5月6日の読売新聞「竹森俊平の世界潮流 インド 貧困・格差生む「結託」 持続的成長へ 悪弊断つ必要」から。
・・・インドの総選挙が始まった。14億人の巨大市場や2025年に経済規模で日本を抜く見通しになるといった話題で脚光を浴びる反面、貧困や格差など深刻な問題も山積する。持続的な経済成長に必要なのは何か・・・
<戦後の国民会議派政府の政策は社会主義を標榜し、非効率な産業を保護するため経済全体に規制の網を張り巡らした。これで輸出競争力が弱まり91年に経常収支危機が招かれると、政府はようやく規制撤廃に乗り出し、近年の成長率向上を生んだ>
この2008年当時は国民会議派のシン首相の政権下だが、規制撤廃を進めた政権下の04~13年を通じてインドは6・8%の平均成長率を達成する。
<しかし今や政府の介入を減らすだけで成長率が上がる時代は終わり、今後は〈1〉貧困層の失業〈2〉貧困層にとっての公共財の不足〈3〉富裕層による国有資産の収奪――というインド経済の三つの根本問題に政府が真正面から取り組まなければ、さらなる成長は望めない>
戦後、韓国、台湾、中国などアジア新興国・地域は初等教育という「公共財」を政府が充実させて労働力の質を高め、低技術で労働集約的な「繊維」などから高技術で資本集約的な「電機」「自動車」などに徐々に輸出の主軸を移す日本型経済モデルを採用し成功した。
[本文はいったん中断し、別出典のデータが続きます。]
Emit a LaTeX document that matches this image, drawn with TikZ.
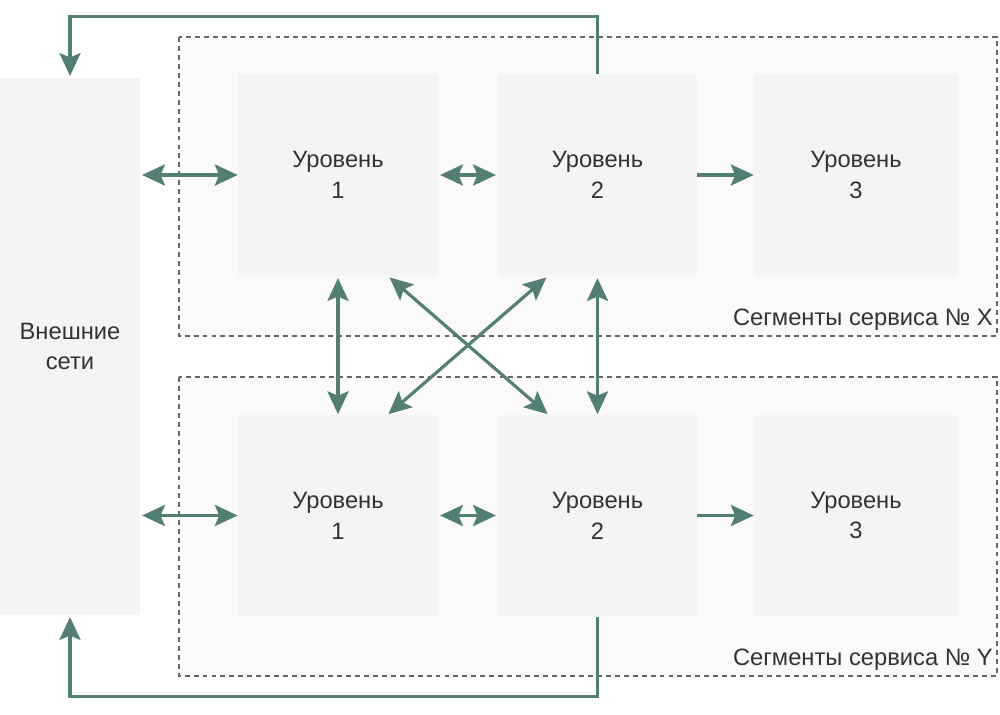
\documentclass[tikz,border=0pt]{standalone}
\usepackage{fontspec}
\setmainfont{Liberation Sans}
\usepackage{tikz}
\usetikzlibrary{arrows.meta}
\definecolor{linkgreen}{HTML}{527E73}
\definecolor{boxgray}{HTML}{F4F4F4}
\definecolor{seggray}{HTML}{FAFAFA}
\definecolor{dashgray}{HTML}{666666}
\definecolor{textgray}{HTML}{333333}

\begin{document}
\begin{tikzpicture}[x=0.02cm,y=-0.02cm,%one unit is one pixel
  lvl/.style={fill=boxgray, minimum width=4cm, minimum height=4.04cm, inner sep=0pt, align=center, text=textgray, font=\fontsize{13.5}{17.5}\selectfont},
  seg/.style={draw=dashgray, fill=seggray, line width=0.85pt, dash pattern=on 2.8pt off 2.3pt},
  link/.style={draw=linkgreen, line width=1.8pt, arrows={-Stealth[length=13pt,width=12pt,inset=2.5pt]}},
  dlink/.style={link, arrows={Stealth[length=13pt,width=12pt,inset=2.5pt]-Stealth[length=13pt,width=12pt,inset=2.5pt]}}]
\useasboundingbox (0,0) rectangle (1000,714);
% service segments
\draw [seg] (179,37) rectangle (997,336);
\draw [seg] (179,377) rectangle (997,676);
\node [anchor=east, inner sep=0pt, text=textgray, font=\fontsize{13.5}{16}\selectfont] (segX) at (993,320) {Сегменты сервиса № X};
\node [anchor=east, inner sep=0pt, text=textgray, font=\fontsize{13.5}{16}\selectfont] (segY) at (993,660) {Сегменты сервиса № Y};
% boxes
\node [lvl, minimum width=2.8cm, minimum height=10.74cm] (ext) at (70,346.5) {Внешние\\сети};
\node [lvl] (a1) at (338,175) {Уровень\\1};
\node [lvl, minimum width=3.98cm] (a2) at (597.5,175) {Уровень\\2};
\node [lvl, minimum width=4.08cm] (a3) at (856,175) {Уровень\\3};
\node [lvl] (b1) at (338,515.5) {Уровень\\1};
\node [lvl, minimum width=3.98cm] (b2) at (597.5,515.5) {Уровень\\2};
\node [lvl, minimum width=4.08cm] (b3) at (856,515.5) {Уровень\\3};
% arrows
\draw [dlink, shorten <=1pt] (ext.east |- a1.west) -- (a1.west);
\draw [dlink, shorten <=1pt, shorten >=1pt] (a1.east) -- (a2.west);
\draw [link] (a2.east) -- (a3.west);
\draw [dlink, shorten <=1pt] (ext.east |- b1.west) -- (b1.west);
\draw [dlink, shorten <=1pt, shorten >=1pt] (b1.east) -- (b2.west);
\draw [link] (b2.east) -- (b3.west);
\draw [dlink, shorten <=1pt] (a1.south) -- (b1.north);
\draw [dlink, shorten <=1pt] (a2.south) -- (b2.north);
\draw [dlink, shorten <=1pt] ([xshift=-1cm]a1.south east) -- ([xshift=1cm]b2.north west);
\draw [dlink, shorten <=1pt] ([xshift=1cm]a2.south west) -- ([xshift=-1cm]b1.north east);
\draw [link, shorten >=1pt] (a2.north) -- ++(0,-57) -| (ext.north);
\draw [link, shorten >=1pt] (b2.south) -- ++(0,80) -| (ext.south);
\end{tikzpicture}
\end{document}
これに対しインドは、初等教育を疎かにして高等専門教育に力を入れ、重工業に投資を集中して一気に経済発展を目指す戦略を取り失敗する。
人口の多いインドでの雇用吸収力が弱い重工業への傾斜は、今日まで続く慢性的失業と貧困を生み、中国とインドとの経済格差をもたらした。購買力平価で換算した1990年の中国とインドの1人当たり国内総生産(GDP)はほぼ同じだったが、2023年の中国の1人当たりGDPはインドの2・6倍になった。初等教育という公共財を向上させ、国民の多くを労働集約型産業に吸収して失業と貧困を減らすことこそがインドの重要課題なのだ。